Insomma, nell’opinione degli esperti cibo e vino sono uno dei pilastri del paese, assieme ad arredo-design, automazione industriale, abbigliamento-moda e accoglienza-turismo. Bisogna ricordare che l’Italia è il primo paese al mondo per il numero di Dop, Igp e Stg, nonché per la quantità di vino prodotto e per la varietà di viti. Ma il settore ha alcuni punti deboli.

Riguardo all’exporti, “un primo elemento spesso ignorato”, spiega Veronica Laurenza, a capo del team di ricercatori di I-Aer, “è l’alta dipendenza da pochi prodotti-chiave“. I dati mostrano che nel food & wine circa il 50% di ciò che l’Italia esporta è rappresentato, in volume, da soli 12 prodotti. “Un’ulteriore debolezza”, prosegue Laurenza, “viene riscontrato anche in termini di mercati di sbocco: oltre il 67% dei prodotti food & wine italiani viene acquistato dai nostri ‘vicini di casa’, Francia, Germania e Svizzera su tutti”. I motivi sono una storica bassa propensione all’esplorazione di nuovi mercati e uno scarso livello di digitalizzazione delle pratiche di sviluppo commerciale.

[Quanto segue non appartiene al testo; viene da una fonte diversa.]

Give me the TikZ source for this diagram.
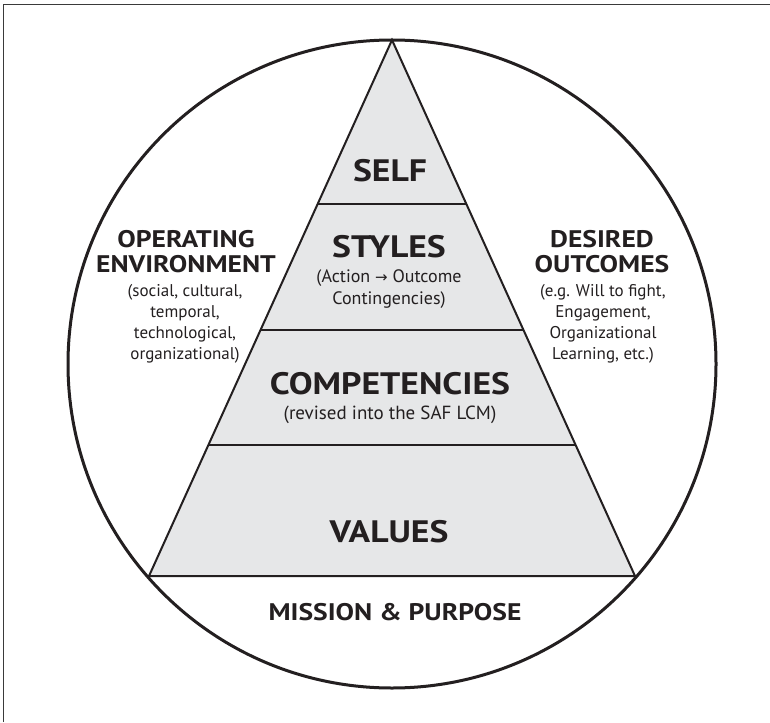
\documentclass[tikz,border=0pt]{standalone}
\usepackage{fontspec}
\usepackage{graphicx}
\setmainfont{PT Sans}
\newfontfamily\arrowfont{DejaVu Sans}
\usetikzlibrary{calc}
\definecolor{ink}{HTML}{231F20}
\definecolor{layerfill}{HTML}{E6E7E8}
\definecolor{framecol}{HTML}{3A3A3A}
\newcommand{\widebold}[1]{\scalebox{1.15}[1]{#1}}
\begin{document}
\begin{tikzpicture}[x=1pt,y=-1pt,
  bigtxt/.style={anchor=base,text=ink,inner sep=0pt,font=\bfseries\fontsize{31}{31}\selectfont},
  headtxt/.style={anchor=base,text=ink,inner sep=0pt,font=\bfseries\fontsize{24}{24}\selectfont},
  smalltxt/.style={anchor=base,text=ink,inner sep=0pt,font=\fontsize{17}{17}\selectfont},
  midtxt/.style={anchor=base,text=ink,inner sep=0pt,font=\fontsize{18}{18}\selectfont},
  subtxt/.style={anchor=base,text=ink,inner sep=0pt,font=\fontsize{19}{19}\selectfont},
  layerline/.style={draw=ink,line width=2pt},
  ringline/.style={draw=ink,line width=3pt}]
\useasboundingbox (0,0) rectangle (770,722);
% frame (top and left edges)
\draw[framecol,line width=1.6pt] (3.5,722) -- (3.5,4.5) -- (770,4.5);
% circle
\coordinate (cc) at (392,364);
\draw[ringline] (cc) circle[radius=324];
% triangle
\coordinate (apex) at (392,40);
\coordinate (bl) at (149,576);
\coordinate (br) at (635,576);
\filldraw[fill=layerfill,layerline,line join=miter] (apex) -- (bl) -- (br) -- cycle;
% dividers
\coordinate (l1) at ($(apex)!0.3060!(bl)$); \coordinate (r1) at ($(apex)!0.3060!(br)$);
\coordinate (l2) at ($(apex)!0.5410!(bl)$); \coordinate (r2) at ($(apex)!0.5410!(br)$);
\coordinate (l3) at ($(apex)!0.7556!(bl)$); \coordinate (r3) at ($(apex)!0.7556!(br)$);
\draw[layerline] (l1) -- (r1);
\draw[layerline] (l2) -- (r2);
\draw[layerline] (l3) -- (r3);
% layer texts
\node[bigtxt] (self) at (390,182) {\widebold{SELF}};
\node[bigtxt] (styles) at (389,257) {\widebold{STYLES}};
\node[midtxt] (styles1) at (389,282) {(Action {\arrowfont\fontsize{15}{15}\selectfont →} Outcome};
\node[midtxt] (styles2) at (389,304) {Contingencies)};
\node[bigtxt] (comp) at (390,394) {\widebold{COMPETENCIES}};
\node[subtxt] (comp1) at (390,419) {(revised into the SAF LCM)};
\node[bigtxt] (values) at (389,542) {\widebold{VALUES}};
% mission
\node[headtxt] (mission) at (395,620) {\widebold{MISSION \& PURPOSE}};
% left
\node[headtxt] (op1) at (186,247) {\widebold{OPERATING}};
\node[headtxt] (op2) at (186,272) {\widebold{ENVIRONMENT}};
\node[smalltxt] (opa) at (185,296) {(social, cultural,};
\node[smalltxt] (opb) at (185,317) {temporal,};
\node[smalltxt] (opc) at (185,338) {technological,};
\node[smalltxt] (opd) at (185,359) {organizational)};
% right
\node[headtxt] (de1) at (602,247) {\widebold{DESIRED}};
\node[headtxt] (de2) at (602,272) {\widebold{OUTCOMES}};
\node[smalltxt] (dea) at (603,296) {(e.g. Will to fight,};
\node[smalltxt] (deb) at (603,317) {Engagement,};
\node[smalltxt] (dec) at (603,338) {Organizational};
\node[smalltxt] (ded) at (603,359) {Learning, etc.)};
\end{tikzpicture}
\end{document}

Ma ulteriori fattori causano una scarsa competitività del settore: nel 78% dei casi analizzati, si registrano la mancanza di una strategia aziendale ben strutturata e condivisa, un’organizzazione aziendale spesso lacunosa e quindi fonte di problemi che minano la crescita delle imprese, e un controllo economico-finanziario non sufficiente a garantire redditività e prosperità. Oltre 6 imprese su 10 non sono dotate di competenze gestionali utili a stimare la reale marginalità sui prodotti e servizi offerti.